Friday 10th. January, 2014 – An evening of wonderful music 

A view of the early morning sun as Mix and I walked the Swinton Road this morning

Got up and walked Mix. It was crisp and clear and the sun was just beginning to shine through the trees in that wintery, watery way which is so unique to this time of year – turning so many trees into silhouettes because the sun is so low in the sky.

Invigorated, I breakfasted in the farmhouse. Tom arrived. I hadn’t expected that, but in fact he had come to collect his tools because he was going to make a new gate, the previous one having been vandalised by his goats who have come into season and as a result are particularly frisky.

I worked on organising (or rather continuing to organise – it will be a long job) the summer house and, in parallel, to tidy my former study. I got on well and now, indeed, have a coffee machine installed. Got involved in a number of phone calls, mostly sorting out orders and things of that nature. In the middle of the afternoon Mix and I went for our afternoon perambulation and when I returned I got ready to go to Berwick with Rachel. I got photos taken in a machine in ASDA so that I could send one to have my driving licence renewed. It seems that after a number of years one’s picture has to be replaced. I must say that I think the picture on my licence looks more like me than the one I had taken today. Still, they say the camera cannot lie.

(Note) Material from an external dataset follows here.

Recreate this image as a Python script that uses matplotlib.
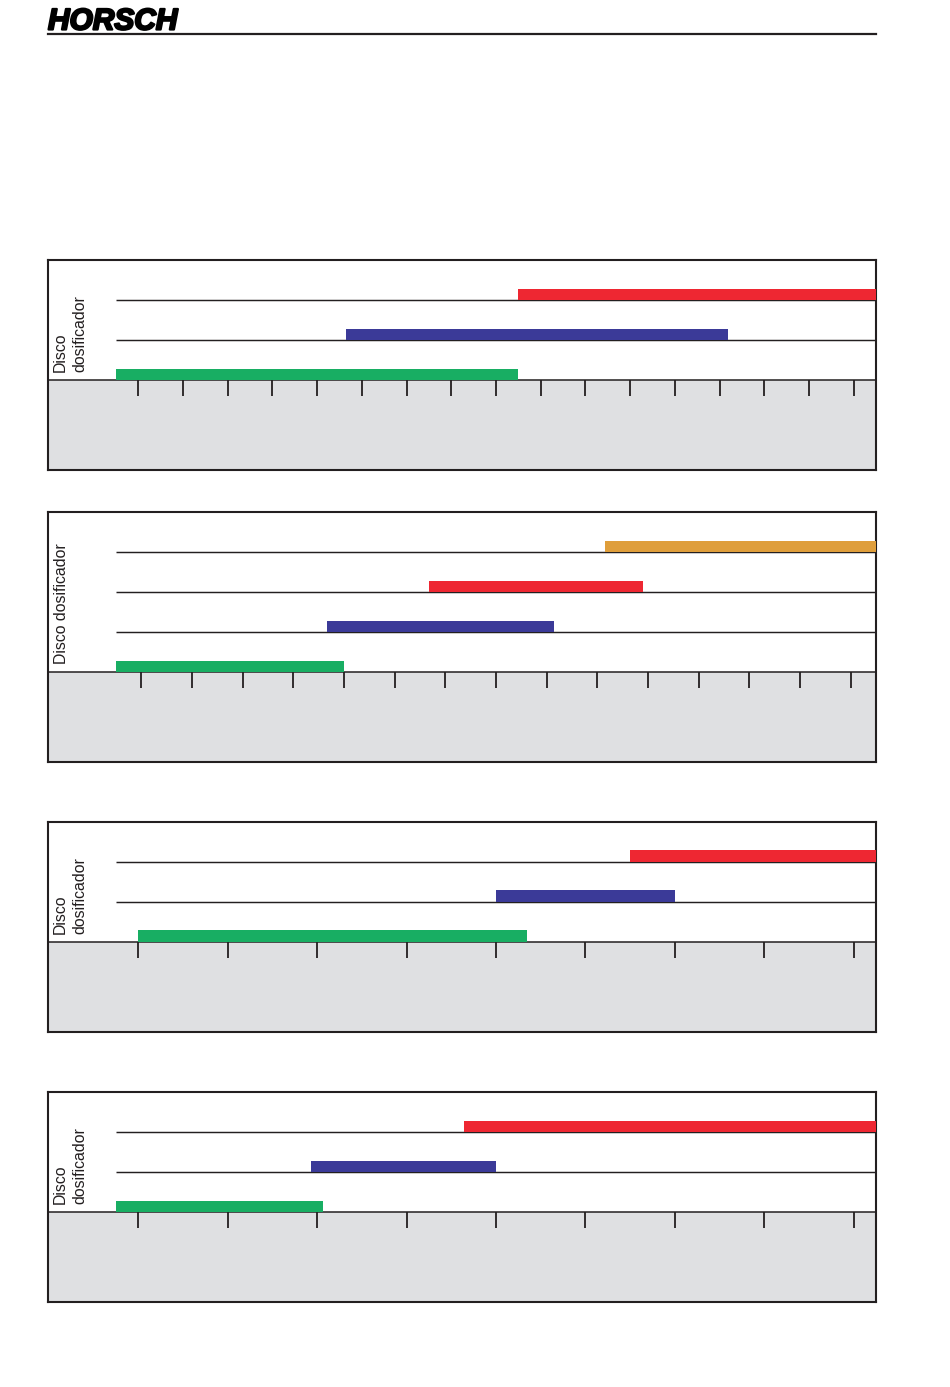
import matplotlib
matplotlib.use("Agg")
import matplotlib.pyplot as plt
import matplotlib.transforms as mtransforms
import matplotlib.patheffects as pe
import numpy as np

# ---------------- data ----------------
brand = "HORSCH"
axis_label_multi = "Disco\ndosificador"
axis_label_single = "Disco dosificador"

# number of ticks per panel and axis extent (tick units)
p1_ticks = 17
p1_range = (-0.5, 16.5)
p1_start = [-0.5, 4.64, 8.5]
p1_end = [8.5, 13.2, 16.5]

p2_ticks = 15
p2_range = (-0.5, 14.5)
p2_start = [-0.5, 3.67, 5.68, 9.15]
p2_end = [4.0, 8.15, 9.9, 14.5]

p3_ticks = 9
p3_range = (-0.25, 8.25)
p3_start = [0.0, 4.0, 5.5]
p3_end = [4.35, 6.0, 8.25]

p4_ticks = 9
p4_range = (-0.25, 8.25)
p4_start = [-0.25, 1.93, 3.64]
p4_end = [2.07, 4.0, 8.25]

# ---------------- styles ----------------
GREEN = "#18AE63"
BLUE = "#3B3A98"
RED = "#EE2732"
ORANGE = "#DF9E3B"
GRAY = "#DFE0E2"
DARK = "#231F20"

p1_colors = [GREEN, BLUE, RED]
p2_colors = [GREEN, BLUE, RED, ORANGE]
p3_colors = [GREEN, BLUE, RED]
p4_colors = [GREEN, BLUE, RED]

W, H = 950, 1387
fig = plt.figure(figsize=(W / 100, H / 100), dpi=100)
fig.patch.set_facecolor("white")
plt.rcParams["font.family"] = ["Liberation Sans", "DejaVu Sans"]

# header
fig.text(48 / W, 1 - 29.5 / H, brand, fontsize=21.5, fontweight="bold",
         fontstyle="italic", family=["Liberation Sans", "DejaVu Sans"],
         color="black", ha="left", va="baseline",
         path_effects=[pe.withStroke(linewidth=1.6, foreground="black")])
fig.add_artist(plt.Line2D([48 / W, 876 / W], [1 - 33.7 / H, 1 - 33.7 / H],
                          color=DARK, lw=1.6, transform=fig.transFigure))

BOX_L, BOX_R, PLOT_L = 48.3, 876.0, 116.0
ROW_PX = 40.0
GRAY_PX = 90.0
BAR_H = 0.29

panels = [
    (p1_ticks, p1_range, p1_start, p1_end, p1_colors, 380.3, axis_label_multi),
    (p2_ticks, p2_range, p2_start, p2_end, p2_colors, 672.3, axis_label_single),
    (p3_ticks, p3_range, p3_start, p3_end, p3_colors, 941.7, axis_label_multi),
    (p4_ticks, p4_range, p4_start, p4_end, p4_colors, 1212.3, axis_label_multi),
]

for nt, (x0, x1), starts, ends, colors, gray_top, label in panels:
    n = len(starts)
    top = gray_top - n * ROW_PX
    bottom = gray_top + GRAY_PX
    ax = fig.add_axes([BOX_L / W, 1 - bottom / H, (BOX_R - BOX_L) / W,
                       (bottom - top) / H])
    ppu = (BOX_R - PLOT_L) / (x1 - x0)
    xl = x0 - (PLOT_L - BOX_L) / ppu
    ax.set_xlim(xl, x1)
    ax.set_ylim(-GRAY_PX / ROW_PX, n)

    ax.axhspan(-GRAY_PX / ROW_PX, 0, color=GRAY, zorder=0, lw=0)
    ax.hlines(np.arange(1, n), x0, x1, color=DARK, lw=1.05, zorder=1)

    ax.barh(np.arange(n), np.array(ends) - np.array(starts), left=starts,
            height=BAR_H, align="edge", color=colors, zorder=3,
            clip_on=False)

    # spines / frame
    for s in ["top", "left", "right"]:
        ax.spines[s].set_color(DARK)
        ax.spines[s].set_linewidth(1.5)
    ax.spines["bottom"].set_position(("data", 0))
    ax.spines["bottom"].set_color(DARK)
    ax.spines["bottom"].set_linewidth(1.1)
    ax.plot([0, 1], [0, 0], transform=ax.transAxes, color=DARK, lw=1.5,
            clip_on=False, zorder=5)

    ax.set_xticks(np.arange(nt))
    ax.set_xticklabels([])
    ax.tick_params(axis="x", direction="out", length=11.5, width=1.3,
                   color=DARK)
    ax.set_yticks([])
    ax.set_facecolor("white")

    trans = mtransforms.blended_transform_factory(ax.transAxes, ax.transData)
    if "\n" in label:
        xc = (70 - BOX_L) / (BOX_R - BOX_L)
    else:
        xc = (62 - BOX_L) / (BOX_R - BOX_L)
    ax.text(xc, 8 / ROW_PX, label, transform=trans, rotation=90,
            ha="center", va="bottom", multialignment="left",
            fontsize=11.4, color=DARK, linespacing=1.4)

fig.savefig("out.png", dpi=100)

After a visit to Curry’s to buy a computer printer and some ink, Rachel and I had something to eat at Marks and Spencer before making our way to the Maltings in Berwick. This is our local theatre and it is really doing rather well. We arrived at six for a seven o’clock performance to discover the place awash with young people who had come to see a Disney film called Frozen. I gathered that the performance was a sell-out. We went to the bar for a drink before making our way to the studio theatre. This, too, was a sell-out and was, we were told by the Director, the first time there had been classical music played at the Maltings for seven years. It was absolutely excellent, The Royal Northern Sinfonia have the only salaried Chamber Orchestra in Britain and they did not disappoint. The group who entertained us played three of Dvorak’s Cypresses (love songs) and followed this with Mozart’s quartet in Bb major – The Hunt.

During the interval the ‘cellist came out and chatted with the audience (he actually came to take a picture of the venue – so I thought I could do the same)

The second half was taken up with Dvorak’s string quintet in G major. The acoustics of the studio are marvellous and the playing of the quintet superb. I was taken with the clarity of each of the instruments and the ease with which the different parts came soaring through. There is a beauty in the form and order of a quintet as well as the opportunity for virtuosity which is different from full orchestral pieces and this was a superlative performance. I loved it.

As we drove home from Berwick there just happened to be a ‘Points of View’ essay in words by John Gray. His thesis was that it’s not the things that we don’t know we don’t know that harm us so much as the things we do know but choose not to know. He built his argument from the invasion of Iraq and the ‘decision’ not to know about what would happen after the invasion, through the collapse of Wall Street to our present failure to face up to the changing financial situation in which we live today. It was well reasoned and argued and really quite compelling. As we drove through the gate at Mount Pleasant a Professor from Princeton (which made my ears prick up) starting a series on the similarities and differences between the peoples of the United Kingdom. I heard only the opening moments of the programme but I heard enough to think that tomorrow when I am having lunch I might try to catch it on the BBC I-player – isn’t technology wonderful?

I watched Newsnight which was a real reflection of the world's woes as it concentrated first on the police admission that some of the evidence against Andrew Mitchell in the Plebgate row had been fabricated. That's a shorthand summary and some would argue with it but it is a bad day for the Police and regardless of what people say it must undermine confidence in the Police. That is nothing short of tragic. Then we were taken to Paris and an alleged affair involving the President, and a magazine editor's decision to publicise it in spite of the rigid privacy laws in that country. I walked Mix before retiring to bed – the music of Dvorak (rather than the frailties of human nature) ringing in my head. What a wonderful day.